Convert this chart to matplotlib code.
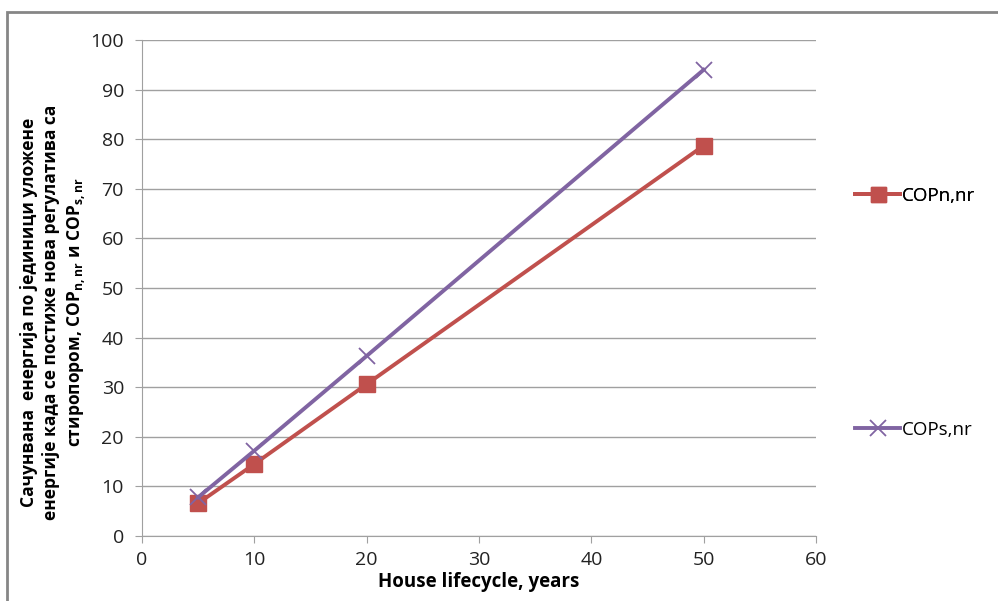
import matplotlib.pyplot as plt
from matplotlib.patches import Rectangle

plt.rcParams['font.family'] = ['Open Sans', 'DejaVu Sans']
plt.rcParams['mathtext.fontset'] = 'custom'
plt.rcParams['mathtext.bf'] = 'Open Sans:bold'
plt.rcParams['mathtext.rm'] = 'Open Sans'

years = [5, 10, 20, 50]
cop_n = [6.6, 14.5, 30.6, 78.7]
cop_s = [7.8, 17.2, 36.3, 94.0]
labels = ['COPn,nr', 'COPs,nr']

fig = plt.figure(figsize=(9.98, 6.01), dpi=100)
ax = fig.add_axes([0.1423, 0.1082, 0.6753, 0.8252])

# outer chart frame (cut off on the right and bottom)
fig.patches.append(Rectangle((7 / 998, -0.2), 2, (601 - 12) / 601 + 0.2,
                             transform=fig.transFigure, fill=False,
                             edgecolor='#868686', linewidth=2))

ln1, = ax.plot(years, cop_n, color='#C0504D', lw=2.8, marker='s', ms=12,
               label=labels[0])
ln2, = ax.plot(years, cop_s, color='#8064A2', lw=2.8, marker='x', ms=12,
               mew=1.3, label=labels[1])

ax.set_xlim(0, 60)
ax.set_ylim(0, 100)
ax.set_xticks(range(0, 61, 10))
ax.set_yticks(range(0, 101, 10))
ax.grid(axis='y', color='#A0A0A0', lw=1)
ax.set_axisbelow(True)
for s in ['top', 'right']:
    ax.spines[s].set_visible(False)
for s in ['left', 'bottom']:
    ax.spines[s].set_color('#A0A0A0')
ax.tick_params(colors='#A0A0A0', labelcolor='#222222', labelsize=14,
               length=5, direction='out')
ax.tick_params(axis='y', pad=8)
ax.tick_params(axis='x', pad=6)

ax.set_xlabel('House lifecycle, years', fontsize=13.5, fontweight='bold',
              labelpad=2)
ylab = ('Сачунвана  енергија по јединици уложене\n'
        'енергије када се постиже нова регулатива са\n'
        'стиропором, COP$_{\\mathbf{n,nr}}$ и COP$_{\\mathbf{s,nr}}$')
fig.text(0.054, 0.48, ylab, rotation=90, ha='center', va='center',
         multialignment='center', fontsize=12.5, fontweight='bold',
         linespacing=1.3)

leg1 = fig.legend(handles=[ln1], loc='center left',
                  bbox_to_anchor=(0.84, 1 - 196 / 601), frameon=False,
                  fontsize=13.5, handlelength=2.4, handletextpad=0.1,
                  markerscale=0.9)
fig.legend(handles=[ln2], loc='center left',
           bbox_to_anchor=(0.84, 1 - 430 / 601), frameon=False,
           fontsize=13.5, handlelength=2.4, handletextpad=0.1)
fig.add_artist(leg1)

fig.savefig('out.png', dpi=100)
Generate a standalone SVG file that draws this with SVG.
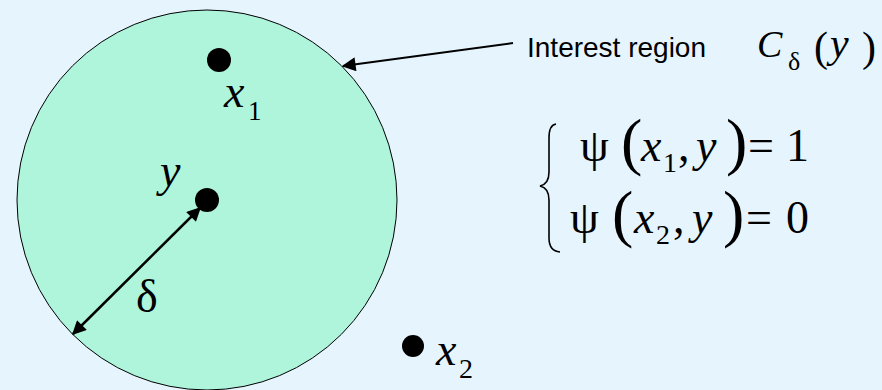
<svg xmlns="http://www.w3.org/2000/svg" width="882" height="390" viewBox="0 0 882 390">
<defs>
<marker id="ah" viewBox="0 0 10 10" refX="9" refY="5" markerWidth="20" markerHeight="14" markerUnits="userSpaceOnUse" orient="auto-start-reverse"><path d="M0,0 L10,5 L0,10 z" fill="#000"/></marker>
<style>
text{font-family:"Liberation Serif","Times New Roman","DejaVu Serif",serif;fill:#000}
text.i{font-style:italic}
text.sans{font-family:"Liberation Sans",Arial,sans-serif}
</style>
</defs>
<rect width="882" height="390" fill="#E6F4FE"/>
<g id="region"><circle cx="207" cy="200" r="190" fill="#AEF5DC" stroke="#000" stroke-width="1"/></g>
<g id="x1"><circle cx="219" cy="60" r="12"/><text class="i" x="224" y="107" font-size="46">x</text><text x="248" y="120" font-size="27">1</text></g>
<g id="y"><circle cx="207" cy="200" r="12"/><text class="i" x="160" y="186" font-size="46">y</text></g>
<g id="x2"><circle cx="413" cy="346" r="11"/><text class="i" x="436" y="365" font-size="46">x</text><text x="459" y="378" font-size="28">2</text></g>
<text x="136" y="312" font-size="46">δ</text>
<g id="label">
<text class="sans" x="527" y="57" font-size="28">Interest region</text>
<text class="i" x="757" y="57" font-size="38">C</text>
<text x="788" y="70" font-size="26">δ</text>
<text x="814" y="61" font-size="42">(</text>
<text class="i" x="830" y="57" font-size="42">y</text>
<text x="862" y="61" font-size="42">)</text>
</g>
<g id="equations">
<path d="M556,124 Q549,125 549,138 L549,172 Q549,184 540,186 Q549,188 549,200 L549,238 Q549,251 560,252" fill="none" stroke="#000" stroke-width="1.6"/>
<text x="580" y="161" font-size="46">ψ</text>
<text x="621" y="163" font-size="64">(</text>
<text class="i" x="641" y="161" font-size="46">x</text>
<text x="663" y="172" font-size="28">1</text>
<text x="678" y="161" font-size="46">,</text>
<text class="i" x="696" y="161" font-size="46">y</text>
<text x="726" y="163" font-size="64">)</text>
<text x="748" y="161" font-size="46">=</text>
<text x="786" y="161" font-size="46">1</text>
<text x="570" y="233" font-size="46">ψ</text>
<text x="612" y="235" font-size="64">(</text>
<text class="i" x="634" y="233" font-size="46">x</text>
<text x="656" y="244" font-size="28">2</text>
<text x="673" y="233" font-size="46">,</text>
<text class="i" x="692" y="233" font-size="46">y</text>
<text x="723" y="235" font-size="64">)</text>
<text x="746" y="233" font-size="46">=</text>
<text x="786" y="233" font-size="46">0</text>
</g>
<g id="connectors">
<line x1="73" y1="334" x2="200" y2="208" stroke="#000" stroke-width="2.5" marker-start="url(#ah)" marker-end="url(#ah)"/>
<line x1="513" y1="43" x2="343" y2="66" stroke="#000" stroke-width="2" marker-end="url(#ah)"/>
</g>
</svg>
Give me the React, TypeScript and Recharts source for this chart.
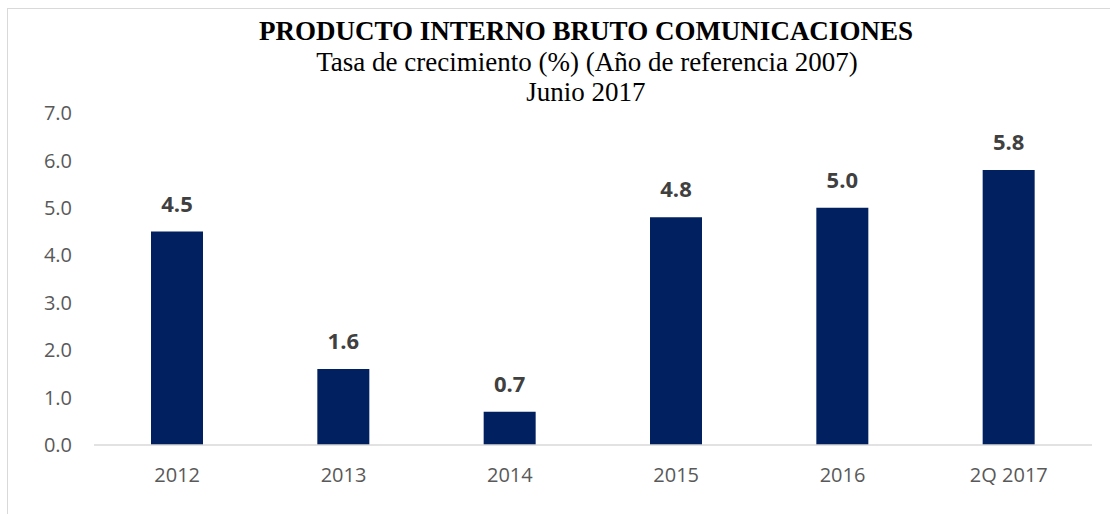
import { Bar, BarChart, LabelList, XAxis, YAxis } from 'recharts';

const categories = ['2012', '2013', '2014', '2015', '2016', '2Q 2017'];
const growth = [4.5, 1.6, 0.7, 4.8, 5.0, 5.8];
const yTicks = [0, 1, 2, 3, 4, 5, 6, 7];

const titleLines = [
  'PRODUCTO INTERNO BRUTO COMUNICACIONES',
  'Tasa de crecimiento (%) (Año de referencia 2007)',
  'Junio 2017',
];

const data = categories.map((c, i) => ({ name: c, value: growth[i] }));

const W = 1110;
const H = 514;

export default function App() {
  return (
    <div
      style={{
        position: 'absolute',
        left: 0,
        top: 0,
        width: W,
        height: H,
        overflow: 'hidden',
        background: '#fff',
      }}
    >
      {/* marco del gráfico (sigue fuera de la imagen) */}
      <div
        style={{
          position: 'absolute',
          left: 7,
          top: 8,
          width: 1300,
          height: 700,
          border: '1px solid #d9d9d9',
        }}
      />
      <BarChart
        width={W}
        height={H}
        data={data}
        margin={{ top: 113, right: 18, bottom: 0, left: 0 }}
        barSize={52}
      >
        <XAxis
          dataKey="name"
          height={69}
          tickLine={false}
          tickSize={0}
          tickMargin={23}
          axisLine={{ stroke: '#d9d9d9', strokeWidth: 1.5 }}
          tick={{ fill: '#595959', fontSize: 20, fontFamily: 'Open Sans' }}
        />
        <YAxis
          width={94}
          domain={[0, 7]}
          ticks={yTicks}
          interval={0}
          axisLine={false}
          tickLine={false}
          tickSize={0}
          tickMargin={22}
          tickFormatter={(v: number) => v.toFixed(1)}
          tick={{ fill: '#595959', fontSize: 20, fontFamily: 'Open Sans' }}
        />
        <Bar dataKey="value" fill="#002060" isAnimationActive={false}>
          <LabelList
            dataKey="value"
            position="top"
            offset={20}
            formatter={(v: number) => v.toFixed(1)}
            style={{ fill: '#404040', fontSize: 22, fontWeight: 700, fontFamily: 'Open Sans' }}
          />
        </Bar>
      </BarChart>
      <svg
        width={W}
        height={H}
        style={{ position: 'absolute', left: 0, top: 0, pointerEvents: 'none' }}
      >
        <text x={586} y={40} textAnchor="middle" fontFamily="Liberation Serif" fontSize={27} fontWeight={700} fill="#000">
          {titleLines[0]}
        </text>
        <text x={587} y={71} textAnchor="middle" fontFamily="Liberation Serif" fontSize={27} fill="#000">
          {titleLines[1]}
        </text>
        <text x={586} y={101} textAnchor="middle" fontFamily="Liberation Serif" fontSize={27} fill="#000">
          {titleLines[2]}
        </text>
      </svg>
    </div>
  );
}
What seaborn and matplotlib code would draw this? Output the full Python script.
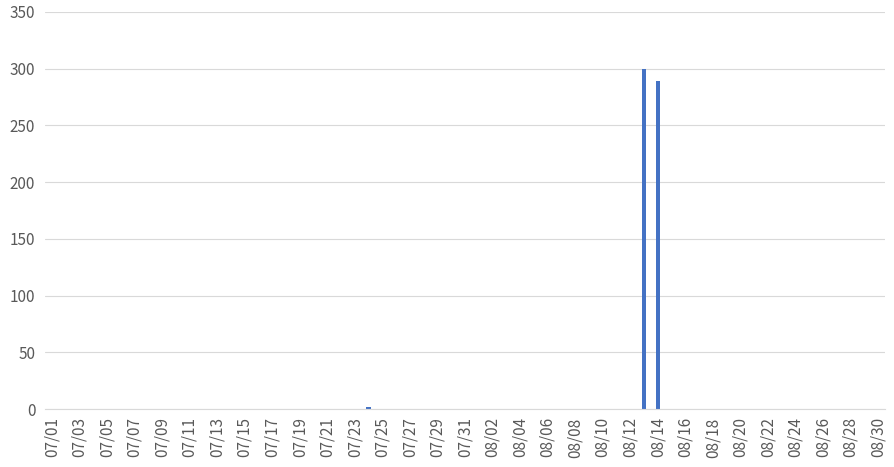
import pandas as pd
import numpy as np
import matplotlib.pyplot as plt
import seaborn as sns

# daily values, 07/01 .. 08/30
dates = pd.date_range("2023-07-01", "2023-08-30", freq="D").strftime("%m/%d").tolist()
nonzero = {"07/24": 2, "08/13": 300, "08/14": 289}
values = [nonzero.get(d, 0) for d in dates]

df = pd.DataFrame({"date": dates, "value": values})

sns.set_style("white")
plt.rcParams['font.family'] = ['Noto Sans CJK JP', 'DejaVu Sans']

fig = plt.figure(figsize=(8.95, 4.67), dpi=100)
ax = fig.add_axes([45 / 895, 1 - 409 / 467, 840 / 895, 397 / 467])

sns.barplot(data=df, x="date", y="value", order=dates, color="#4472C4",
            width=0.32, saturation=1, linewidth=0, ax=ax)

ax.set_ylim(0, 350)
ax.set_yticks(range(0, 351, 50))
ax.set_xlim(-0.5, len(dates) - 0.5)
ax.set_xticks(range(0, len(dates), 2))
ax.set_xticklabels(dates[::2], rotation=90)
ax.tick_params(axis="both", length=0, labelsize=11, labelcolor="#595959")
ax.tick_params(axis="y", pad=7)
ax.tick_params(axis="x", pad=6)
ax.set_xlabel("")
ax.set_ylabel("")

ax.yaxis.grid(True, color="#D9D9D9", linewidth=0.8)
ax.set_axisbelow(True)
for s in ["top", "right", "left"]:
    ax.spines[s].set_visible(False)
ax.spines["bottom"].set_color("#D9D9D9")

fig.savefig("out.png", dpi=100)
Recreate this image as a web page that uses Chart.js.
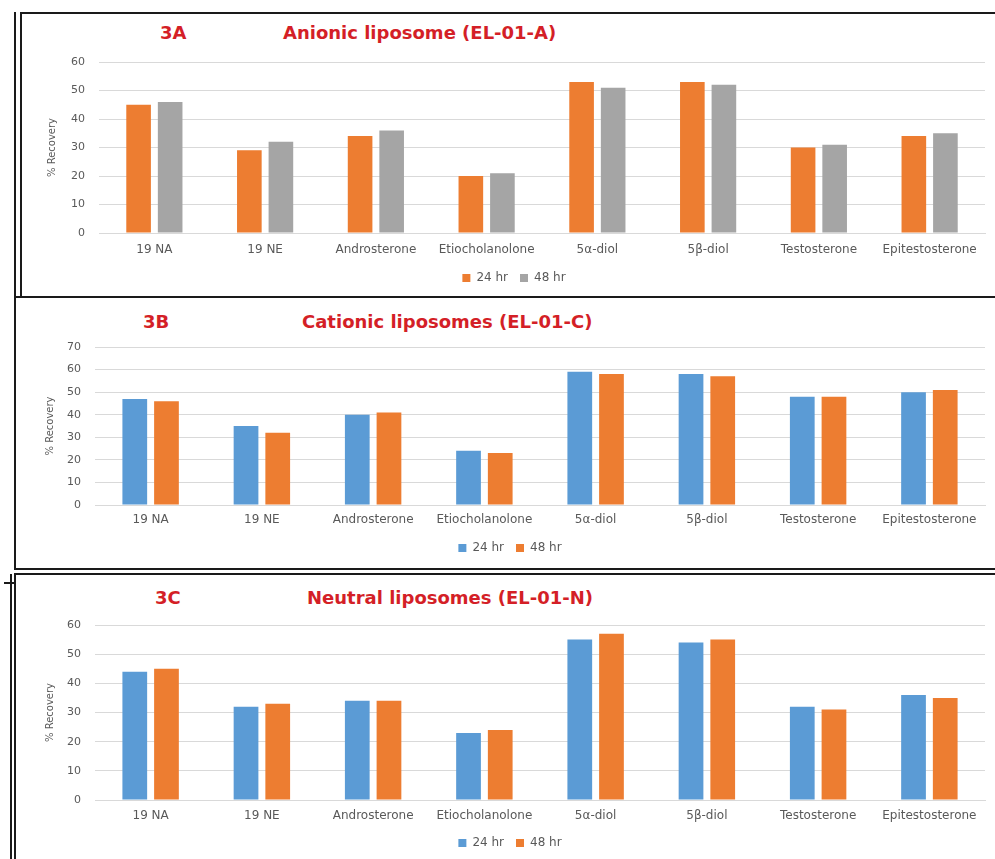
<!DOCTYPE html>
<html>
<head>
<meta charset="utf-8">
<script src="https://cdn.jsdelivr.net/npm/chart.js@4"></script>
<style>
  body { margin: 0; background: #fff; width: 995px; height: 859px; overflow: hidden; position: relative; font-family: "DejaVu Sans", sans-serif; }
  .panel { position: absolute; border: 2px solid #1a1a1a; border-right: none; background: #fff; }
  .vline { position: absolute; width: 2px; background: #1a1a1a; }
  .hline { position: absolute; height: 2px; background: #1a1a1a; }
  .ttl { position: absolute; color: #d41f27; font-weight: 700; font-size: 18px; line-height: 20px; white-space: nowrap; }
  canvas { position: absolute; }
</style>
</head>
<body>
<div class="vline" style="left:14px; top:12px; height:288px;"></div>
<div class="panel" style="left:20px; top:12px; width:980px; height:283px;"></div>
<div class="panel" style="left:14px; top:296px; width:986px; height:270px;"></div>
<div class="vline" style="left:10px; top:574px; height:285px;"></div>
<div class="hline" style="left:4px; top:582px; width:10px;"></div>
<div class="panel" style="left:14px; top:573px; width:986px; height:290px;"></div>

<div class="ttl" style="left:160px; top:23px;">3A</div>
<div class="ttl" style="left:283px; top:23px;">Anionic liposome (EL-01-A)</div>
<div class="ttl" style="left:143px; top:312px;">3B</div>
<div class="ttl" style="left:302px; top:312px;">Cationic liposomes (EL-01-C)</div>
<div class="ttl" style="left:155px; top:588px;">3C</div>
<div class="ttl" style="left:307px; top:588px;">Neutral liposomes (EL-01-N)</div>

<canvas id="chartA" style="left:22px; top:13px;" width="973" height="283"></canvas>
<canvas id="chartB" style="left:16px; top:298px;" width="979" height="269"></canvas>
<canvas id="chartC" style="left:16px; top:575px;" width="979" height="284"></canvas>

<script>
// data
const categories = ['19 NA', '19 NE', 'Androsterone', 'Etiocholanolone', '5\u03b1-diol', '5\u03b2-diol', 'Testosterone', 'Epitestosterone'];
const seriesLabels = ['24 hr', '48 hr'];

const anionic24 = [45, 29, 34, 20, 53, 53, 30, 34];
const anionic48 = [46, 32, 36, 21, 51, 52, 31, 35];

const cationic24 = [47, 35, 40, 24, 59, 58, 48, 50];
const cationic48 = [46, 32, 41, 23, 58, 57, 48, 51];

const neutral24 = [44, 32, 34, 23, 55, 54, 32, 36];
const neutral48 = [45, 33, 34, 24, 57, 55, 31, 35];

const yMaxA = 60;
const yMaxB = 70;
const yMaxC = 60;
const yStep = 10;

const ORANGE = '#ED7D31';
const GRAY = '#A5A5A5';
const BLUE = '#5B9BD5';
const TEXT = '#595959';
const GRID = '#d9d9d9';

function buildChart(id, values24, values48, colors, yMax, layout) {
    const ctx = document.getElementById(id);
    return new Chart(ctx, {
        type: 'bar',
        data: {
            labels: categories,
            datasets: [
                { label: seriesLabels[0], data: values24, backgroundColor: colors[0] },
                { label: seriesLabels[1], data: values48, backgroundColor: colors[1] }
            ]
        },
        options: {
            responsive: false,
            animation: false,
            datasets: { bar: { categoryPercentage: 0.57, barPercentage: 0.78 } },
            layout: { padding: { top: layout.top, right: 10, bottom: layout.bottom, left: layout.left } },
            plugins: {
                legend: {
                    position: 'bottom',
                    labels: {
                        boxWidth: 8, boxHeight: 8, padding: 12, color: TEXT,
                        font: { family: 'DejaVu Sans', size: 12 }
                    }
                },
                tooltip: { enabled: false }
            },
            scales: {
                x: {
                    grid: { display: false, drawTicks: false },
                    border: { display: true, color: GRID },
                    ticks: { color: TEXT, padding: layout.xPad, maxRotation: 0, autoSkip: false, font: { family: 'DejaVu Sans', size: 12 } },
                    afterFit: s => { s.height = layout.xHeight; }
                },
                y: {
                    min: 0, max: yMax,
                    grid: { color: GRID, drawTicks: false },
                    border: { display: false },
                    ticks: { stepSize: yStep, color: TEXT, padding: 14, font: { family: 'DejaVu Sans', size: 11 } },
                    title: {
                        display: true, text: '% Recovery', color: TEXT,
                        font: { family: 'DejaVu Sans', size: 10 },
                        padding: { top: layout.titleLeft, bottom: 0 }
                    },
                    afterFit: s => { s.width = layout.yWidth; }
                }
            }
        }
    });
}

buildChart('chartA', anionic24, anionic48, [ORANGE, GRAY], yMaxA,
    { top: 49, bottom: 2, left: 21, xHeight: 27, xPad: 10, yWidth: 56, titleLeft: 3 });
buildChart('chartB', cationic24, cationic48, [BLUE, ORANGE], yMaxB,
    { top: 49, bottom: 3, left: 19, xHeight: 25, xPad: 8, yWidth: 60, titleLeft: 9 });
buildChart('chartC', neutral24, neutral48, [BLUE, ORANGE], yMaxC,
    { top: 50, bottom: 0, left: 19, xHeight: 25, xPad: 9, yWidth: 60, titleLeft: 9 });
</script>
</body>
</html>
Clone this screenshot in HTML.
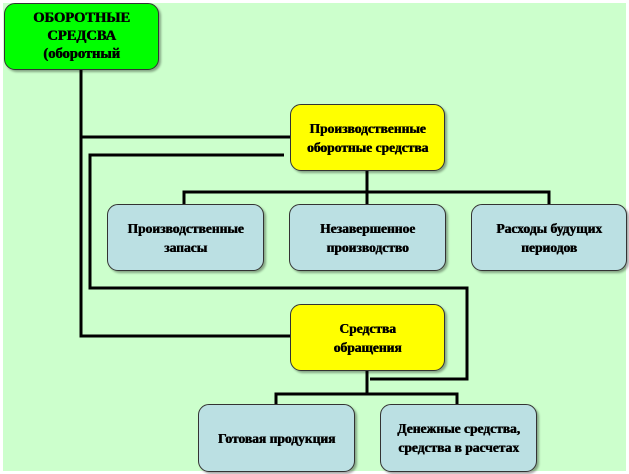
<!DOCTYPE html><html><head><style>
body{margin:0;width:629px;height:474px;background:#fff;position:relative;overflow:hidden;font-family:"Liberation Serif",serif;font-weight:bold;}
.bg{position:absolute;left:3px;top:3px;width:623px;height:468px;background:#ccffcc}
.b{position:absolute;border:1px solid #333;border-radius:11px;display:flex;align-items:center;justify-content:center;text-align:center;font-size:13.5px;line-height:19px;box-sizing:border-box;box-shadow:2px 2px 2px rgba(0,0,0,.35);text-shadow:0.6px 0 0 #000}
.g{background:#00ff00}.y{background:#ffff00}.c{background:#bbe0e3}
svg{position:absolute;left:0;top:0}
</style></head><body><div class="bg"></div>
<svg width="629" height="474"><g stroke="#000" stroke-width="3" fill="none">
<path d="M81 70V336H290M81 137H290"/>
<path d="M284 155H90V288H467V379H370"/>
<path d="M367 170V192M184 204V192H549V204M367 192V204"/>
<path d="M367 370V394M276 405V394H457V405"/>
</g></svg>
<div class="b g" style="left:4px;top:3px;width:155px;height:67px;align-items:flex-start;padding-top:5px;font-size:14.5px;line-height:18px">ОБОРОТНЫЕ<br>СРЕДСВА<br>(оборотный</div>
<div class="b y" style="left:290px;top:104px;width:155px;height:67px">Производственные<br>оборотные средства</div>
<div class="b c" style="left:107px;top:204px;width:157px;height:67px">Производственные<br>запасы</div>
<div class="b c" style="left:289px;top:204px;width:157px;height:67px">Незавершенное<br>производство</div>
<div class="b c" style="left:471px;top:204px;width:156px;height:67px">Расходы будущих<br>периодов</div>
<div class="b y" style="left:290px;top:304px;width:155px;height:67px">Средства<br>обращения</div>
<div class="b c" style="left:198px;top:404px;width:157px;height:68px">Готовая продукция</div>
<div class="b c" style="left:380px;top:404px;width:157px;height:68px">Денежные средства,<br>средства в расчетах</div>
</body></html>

**CHALLENGE**. Write out, word for word, the lines from the start of the data through the one holding "ax = fig.add_axes([0.1423, 0.1082, 0.6753, 0.8252])". Omit pictures.

**TASK RESPONSE**.
Convert this chart to matplotlib code.
import matplotlib.pyplot as plt
from matplotlib.patches import Rectangle

plt.rcParams['font.family'] = ['Open Sans', 'DejaVu Sans']
plt.rcParams['mathtext.fontset'] = 'custom'
plt.rcParams['mathtext.bf'] = 'Open Sans:bold'
plt.rcParams['mathtext.rm'] = 'Open Sans'

years = [5, 10, 20, 50]
cop_n = [6.6, 14.5, 30.6, 78.7]
cop_s = [7.8, 17.2, 36.3, 94.0]
labels = ['COPn,nr', 'COPs,nr']

fig = plt.figure(figsize=(9.98, 6.01), dpi=100)
ax = fig.add_axes([0.1423, 0.1082, 0.6753, 0.8252])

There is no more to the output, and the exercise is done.